理論上のPHYレートと実効スループット(実際に利用できる帯域)は大きく異なります。実効性能は以下の要因で左右されます。

  • チャネル幅(20/40/80/160MHz)と利用可能な帯域
  • アンテナ数とMIMOの有無、MU‑MIMO/OFDMA利用の有無
  • 信号強度(RSSI)とSNR(信号対雑音比)
  • 干渉(同一チャネルや隣接チャネル、非Wi‑Fi干渉機器)
  • クライアント数とトラフィックの性質(多数端末ではOFDMAが有利)
  • バックホール回線(有線や無線バックホールの帯域)

設計・導入の実務ポイント

品質の高いワイヤレスネットワークを構築するには事前調査と継続的な運用が重要です。

  • サイトサーベイ:物理環境(壁材、天井高さ、電波遮蔽)を調査し、APの最適設置位置と電力レベル、チャネル割当を決める。予備調査(パッシブ)、実測(アクティブ)、スペクトラム解析を組み合わせる。
  • チャネル設計:重複を避ける。2.4GHzはチャネル数が限られるため物理的分離や2.4GHz使用の最小化を検討する。
  • 容量設計:想定ユーザー数とアプリケーション(映像会議、ストリーミング、IoT等)に応じたAP密度と有線バックボーンの帯域を計画。
  • 冗長性と管理:APのフェイルオーバー、監視(RADIUS、SNMP、ログ収集)、定期的なパフォーマンス評価

トラブルシューティングの基本手法

  • 端末側のSSID接続状態、IPアドレス、DNS設定を確認する。
  • RSSIやSNRを測定して電波状態を把握する。
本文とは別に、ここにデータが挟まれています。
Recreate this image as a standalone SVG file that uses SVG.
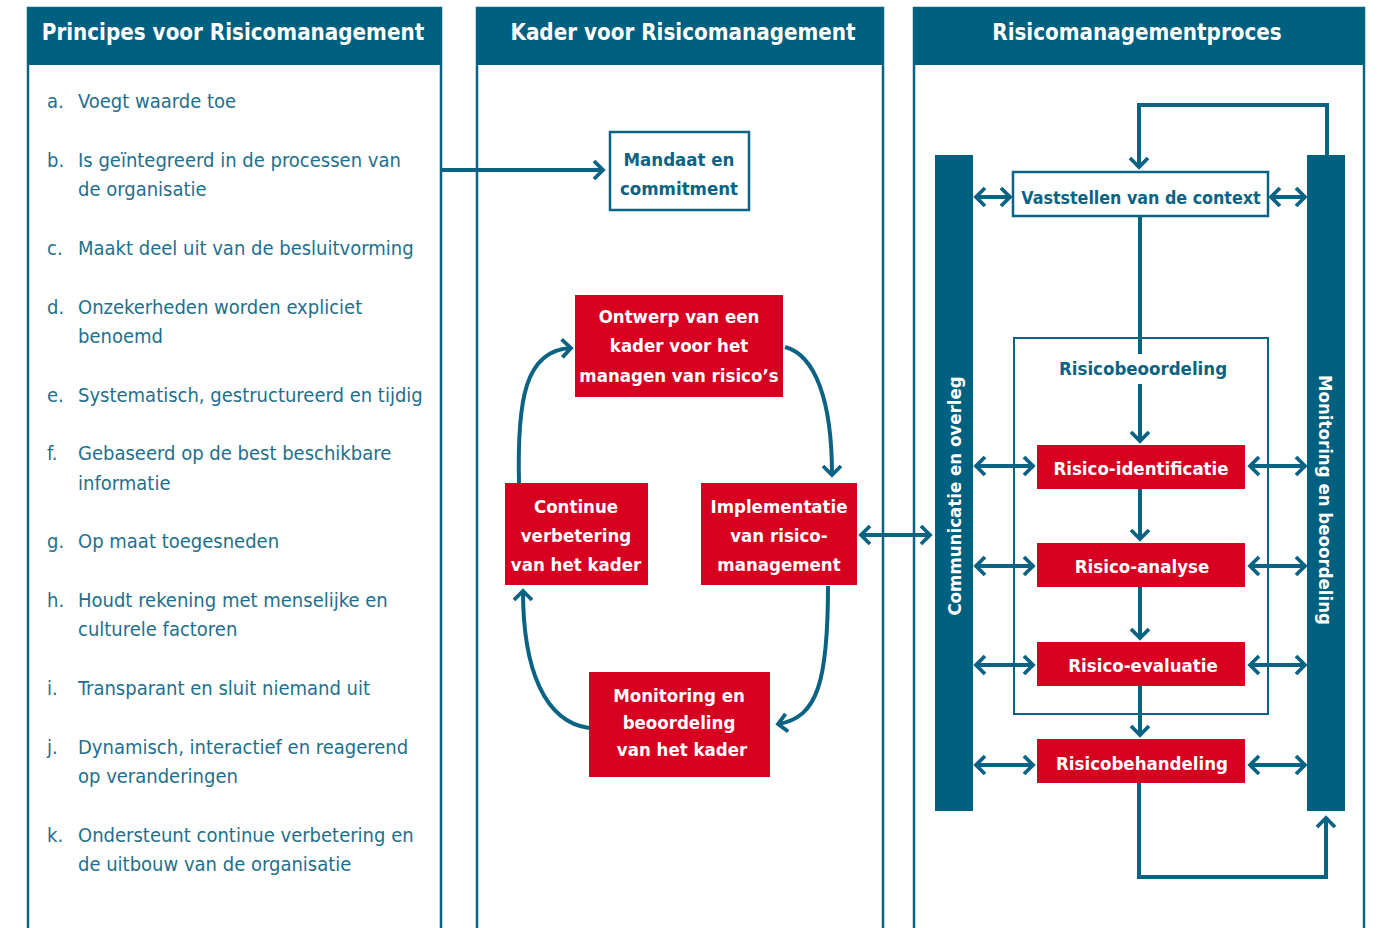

信号が弱ければAPの再配置や出力調整を検討。
  • チャネル競合や干渉はスペクトラムアナライザや専用ツールで検出する。
  • ルーター/APのログ、RADIUSログを確認して認証問題やエラーを特定する。
  • バックホール(スイッチ、ケーブル、インターネット回線)を切り分けて問題箇所を特定する。

家庭用・企業用・IoTの使い分け

  • 家庭用:設置の容易さ、コスト、普段の接続安定性が重視される。ルーター一体型機器やメッシュ機器が普及。
  • 企業用:可用性、セキュリティ、集中管理、キャパシティが要求される。802.1XやVLAN分離、ロギングが重要。
  • IoT:低消費電力、長距離、ローレートが重要。Bluetooth Low Energy、Zigbee、LoRaWANなどWi‑Fi以外の技術も選択肢となる。Wi‑Fiを使う場合は省電力機能(TWT等)や軽量プロトコルの採用を検討。

規制・運用上の注意(国別差)

周波数利用や出力上限、DFSの適用などは国ごとに異なります。たとえば6GHz帯の利用可否やチャネル割当は各国の規制当局(米国はFCC、欧州はETSI、日本は総務省など)が定めています。機器を導入する際は当該国の無線規制に従い、認証・設定を行ってください。

今後のトレンド

  • Wi‑Fi 6/6Eの普及、6GHz帯の商用利用拡大(国により異なる)。
  • Wi‑Fi 7(802.11be)による超低遅延・高スループット化、マルチリンクの実装。
  • クラウド管理とAIを活用した自動最適化(セルフヒーリング、負荷分散、チャンネル最適化)
  • 統合セキュリティ(ゼロトラストとの連携、端末証明書管理)の進展

まとめ

ワイヤレスネットワークは日常生活から企業インフラまで不可欠な存在です。無線通信の基本原理を理解し、周波数帯や世代ごとの特徴、セキュリティ要件を踏まえた設計・運用を行うことが重要です。単に機器を設置するだけでは最適な品質は得られません。サイトサーベイ、チャネルと容量の計画、認証と暗号化の適用、定期的な監視と更新を通じて、安全で安定したワイヤレス環境を維持してください。